_Work required_.
Print exactly the lines from the first one down to the line containing "[0.48, '#ffffff'], [1, '#cc6a82']];", both ends included, with no pictures and nothing else.

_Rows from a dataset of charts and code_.
###

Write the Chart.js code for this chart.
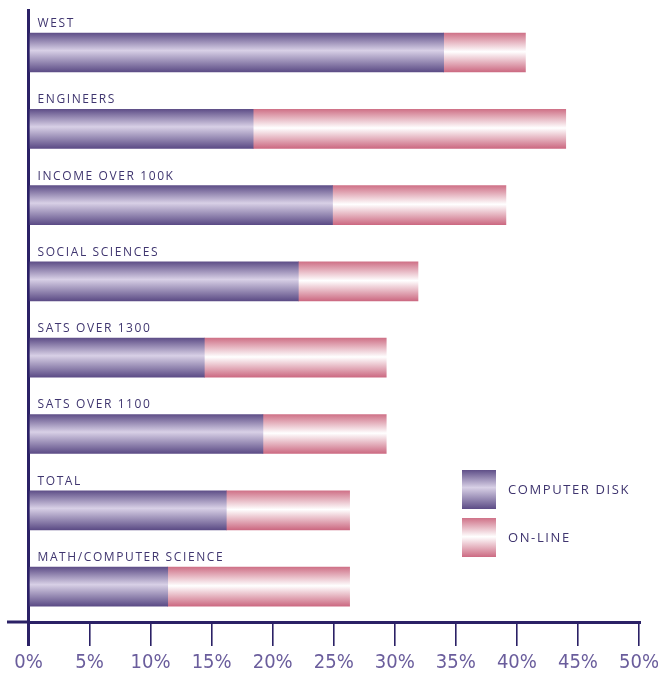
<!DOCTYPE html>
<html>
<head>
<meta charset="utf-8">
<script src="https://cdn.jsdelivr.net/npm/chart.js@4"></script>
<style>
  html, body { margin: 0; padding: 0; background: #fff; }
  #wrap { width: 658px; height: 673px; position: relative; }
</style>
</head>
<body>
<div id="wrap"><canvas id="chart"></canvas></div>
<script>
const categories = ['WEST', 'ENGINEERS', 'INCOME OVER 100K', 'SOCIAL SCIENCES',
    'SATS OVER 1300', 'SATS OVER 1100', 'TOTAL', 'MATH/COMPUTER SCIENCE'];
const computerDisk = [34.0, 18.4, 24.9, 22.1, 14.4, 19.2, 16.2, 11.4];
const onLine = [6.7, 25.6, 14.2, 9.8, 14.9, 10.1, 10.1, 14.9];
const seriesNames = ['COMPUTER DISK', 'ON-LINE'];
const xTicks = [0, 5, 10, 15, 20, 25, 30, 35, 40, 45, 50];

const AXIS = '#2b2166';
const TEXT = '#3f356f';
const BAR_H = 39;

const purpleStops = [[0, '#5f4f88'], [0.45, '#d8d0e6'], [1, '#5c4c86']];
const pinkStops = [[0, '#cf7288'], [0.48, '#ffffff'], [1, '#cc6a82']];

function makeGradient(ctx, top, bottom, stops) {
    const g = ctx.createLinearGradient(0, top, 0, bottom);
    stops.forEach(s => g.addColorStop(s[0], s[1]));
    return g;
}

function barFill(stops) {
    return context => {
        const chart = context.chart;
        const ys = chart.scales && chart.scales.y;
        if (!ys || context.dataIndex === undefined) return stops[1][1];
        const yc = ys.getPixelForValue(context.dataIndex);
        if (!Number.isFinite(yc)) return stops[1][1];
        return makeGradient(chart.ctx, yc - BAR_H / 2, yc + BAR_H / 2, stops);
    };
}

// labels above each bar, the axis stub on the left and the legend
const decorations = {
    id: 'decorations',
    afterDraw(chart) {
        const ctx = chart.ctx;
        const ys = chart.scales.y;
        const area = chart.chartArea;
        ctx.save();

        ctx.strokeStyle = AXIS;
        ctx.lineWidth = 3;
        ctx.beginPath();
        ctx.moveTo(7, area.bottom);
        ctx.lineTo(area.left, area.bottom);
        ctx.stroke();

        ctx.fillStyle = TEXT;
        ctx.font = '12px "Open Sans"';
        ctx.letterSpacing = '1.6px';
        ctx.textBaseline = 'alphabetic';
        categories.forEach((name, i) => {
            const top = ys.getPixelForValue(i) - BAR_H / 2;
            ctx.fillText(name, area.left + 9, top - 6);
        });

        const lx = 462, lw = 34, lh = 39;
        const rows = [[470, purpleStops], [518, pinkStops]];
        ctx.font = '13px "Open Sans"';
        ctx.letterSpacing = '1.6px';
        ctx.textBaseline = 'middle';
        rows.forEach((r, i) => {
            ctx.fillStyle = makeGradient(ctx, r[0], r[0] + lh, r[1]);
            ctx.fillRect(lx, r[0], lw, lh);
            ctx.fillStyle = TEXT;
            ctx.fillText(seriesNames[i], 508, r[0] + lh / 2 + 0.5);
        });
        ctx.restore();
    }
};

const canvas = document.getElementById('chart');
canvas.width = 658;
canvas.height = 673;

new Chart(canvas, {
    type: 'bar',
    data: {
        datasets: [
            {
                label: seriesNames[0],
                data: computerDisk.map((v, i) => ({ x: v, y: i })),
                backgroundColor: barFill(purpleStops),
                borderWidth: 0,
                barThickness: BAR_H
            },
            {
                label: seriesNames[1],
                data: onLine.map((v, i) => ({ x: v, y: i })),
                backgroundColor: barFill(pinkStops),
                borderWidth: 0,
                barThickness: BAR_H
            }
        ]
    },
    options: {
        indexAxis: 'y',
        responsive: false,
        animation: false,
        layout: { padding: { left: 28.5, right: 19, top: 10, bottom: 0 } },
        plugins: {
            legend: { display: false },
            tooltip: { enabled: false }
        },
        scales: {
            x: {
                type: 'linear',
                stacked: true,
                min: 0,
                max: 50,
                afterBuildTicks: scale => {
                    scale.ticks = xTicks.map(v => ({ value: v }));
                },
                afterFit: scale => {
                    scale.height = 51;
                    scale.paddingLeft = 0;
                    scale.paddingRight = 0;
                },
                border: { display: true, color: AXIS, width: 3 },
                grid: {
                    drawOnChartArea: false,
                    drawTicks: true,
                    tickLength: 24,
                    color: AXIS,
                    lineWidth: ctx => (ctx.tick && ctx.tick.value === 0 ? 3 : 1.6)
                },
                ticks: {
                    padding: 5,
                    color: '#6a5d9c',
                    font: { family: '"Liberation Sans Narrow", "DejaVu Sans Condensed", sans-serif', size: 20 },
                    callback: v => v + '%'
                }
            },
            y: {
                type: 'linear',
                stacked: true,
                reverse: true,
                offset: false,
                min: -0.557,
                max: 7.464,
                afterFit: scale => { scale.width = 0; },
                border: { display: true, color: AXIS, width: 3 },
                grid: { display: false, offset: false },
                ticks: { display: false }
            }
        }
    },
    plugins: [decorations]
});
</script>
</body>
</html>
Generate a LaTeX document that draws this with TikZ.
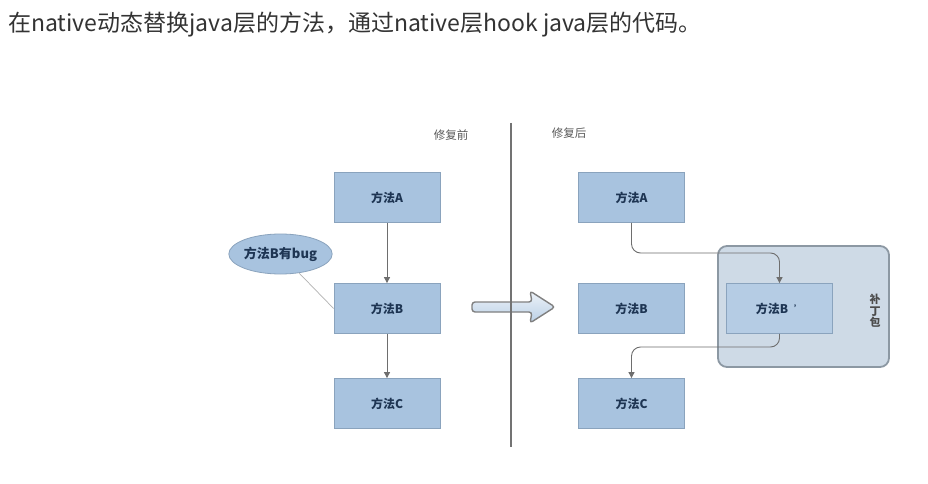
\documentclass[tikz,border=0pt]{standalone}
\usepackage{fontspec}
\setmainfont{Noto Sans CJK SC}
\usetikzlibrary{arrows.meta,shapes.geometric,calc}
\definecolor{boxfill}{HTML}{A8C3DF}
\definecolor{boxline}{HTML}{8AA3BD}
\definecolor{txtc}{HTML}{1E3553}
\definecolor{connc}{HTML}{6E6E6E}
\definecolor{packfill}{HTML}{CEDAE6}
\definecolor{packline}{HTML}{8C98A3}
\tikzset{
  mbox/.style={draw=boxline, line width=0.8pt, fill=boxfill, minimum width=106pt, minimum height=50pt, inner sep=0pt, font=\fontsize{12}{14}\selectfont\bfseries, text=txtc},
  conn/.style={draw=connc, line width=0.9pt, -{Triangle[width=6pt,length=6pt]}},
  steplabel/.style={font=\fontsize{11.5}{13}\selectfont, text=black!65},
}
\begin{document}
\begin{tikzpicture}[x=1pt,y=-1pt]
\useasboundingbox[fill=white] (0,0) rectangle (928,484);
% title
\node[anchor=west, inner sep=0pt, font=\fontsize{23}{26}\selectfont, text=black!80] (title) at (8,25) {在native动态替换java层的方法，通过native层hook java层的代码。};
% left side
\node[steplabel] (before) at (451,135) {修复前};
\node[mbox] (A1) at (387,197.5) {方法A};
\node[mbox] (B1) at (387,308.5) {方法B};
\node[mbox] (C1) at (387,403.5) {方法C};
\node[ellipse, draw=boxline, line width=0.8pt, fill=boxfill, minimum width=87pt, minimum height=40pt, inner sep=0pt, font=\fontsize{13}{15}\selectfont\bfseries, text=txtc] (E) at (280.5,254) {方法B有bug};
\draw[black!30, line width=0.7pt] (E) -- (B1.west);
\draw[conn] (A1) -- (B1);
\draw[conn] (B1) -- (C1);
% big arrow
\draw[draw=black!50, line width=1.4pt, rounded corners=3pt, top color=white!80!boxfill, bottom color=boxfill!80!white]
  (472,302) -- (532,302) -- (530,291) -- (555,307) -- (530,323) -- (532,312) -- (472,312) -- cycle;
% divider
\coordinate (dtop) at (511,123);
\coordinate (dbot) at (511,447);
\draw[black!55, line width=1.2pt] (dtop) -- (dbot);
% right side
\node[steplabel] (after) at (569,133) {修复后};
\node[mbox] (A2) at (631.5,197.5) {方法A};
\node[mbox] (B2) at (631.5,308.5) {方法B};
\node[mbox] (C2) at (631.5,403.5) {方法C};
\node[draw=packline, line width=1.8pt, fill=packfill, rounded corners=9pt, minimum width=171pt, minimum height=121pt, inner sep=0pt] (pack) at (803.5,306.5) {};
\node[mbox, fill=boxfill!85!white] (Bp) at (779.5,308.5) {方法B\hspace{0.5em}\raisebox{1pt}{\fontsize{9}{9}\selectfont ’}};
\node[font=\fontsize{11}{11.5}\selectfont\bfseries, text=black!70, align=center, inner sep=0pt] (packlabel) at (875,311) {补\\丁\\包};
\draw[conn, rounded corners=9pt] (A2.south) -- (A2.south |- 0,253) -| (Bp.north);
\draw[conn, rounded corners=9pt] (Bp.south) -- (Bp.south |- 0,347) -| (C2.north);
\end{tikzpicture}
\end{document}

###

_Solution to this exercise_.
Write the Chart.js code for this chart.
<!DOCTYPE html>
<html>
<head>
<meta charset="utf-8">
<script src="https://cdn.jsdelivr.net/npm/chart.js@4"></script>
<style>
  html, body { margin: 0; padding: 0; background: #fff; }
  #wrap { width: 658px; height: 673px; position: relative; }
</style>
</head>
<body>
<div id="wrap"><canvas id="chart"></canvas></div>
<script>
const categories = ['WEST', 'ENGINEERS', 'INCOME OVER 100K', 'SOCIAL SCIENCES',
    'SATS OVER 1300', 'SATS OVER 1100', 'TOTAL', 'MATH/COMPUTER SCIENCE'];
const computerDisk = [34.0, 18.4, 24.9, 22.1, 14.4, 19.2, 16.2, 11.4];
const onLine = [6.7, 25.6, 14.2, 9.8, 14.9, 10.1, 10.1, 14.9];
const seriesNames = ['COMPUTER DISK', 'ON-LINE'];
const xTicks = [0, 5, 10, 15, 20, 25, 30, 35, 40, 45, 50];

const AXIS = '#2b2166';
const TEXT = '#3f356f';
const BAR_H = 39;

const purpleStops = [[0, '#5f4f88'], [0.45, '#d8d0e6'], [1, '#5c4c86']];
const pinkStops = [[0, '#cf7288'], [0.48, '#ffffff'], [1, '#cc6a82']];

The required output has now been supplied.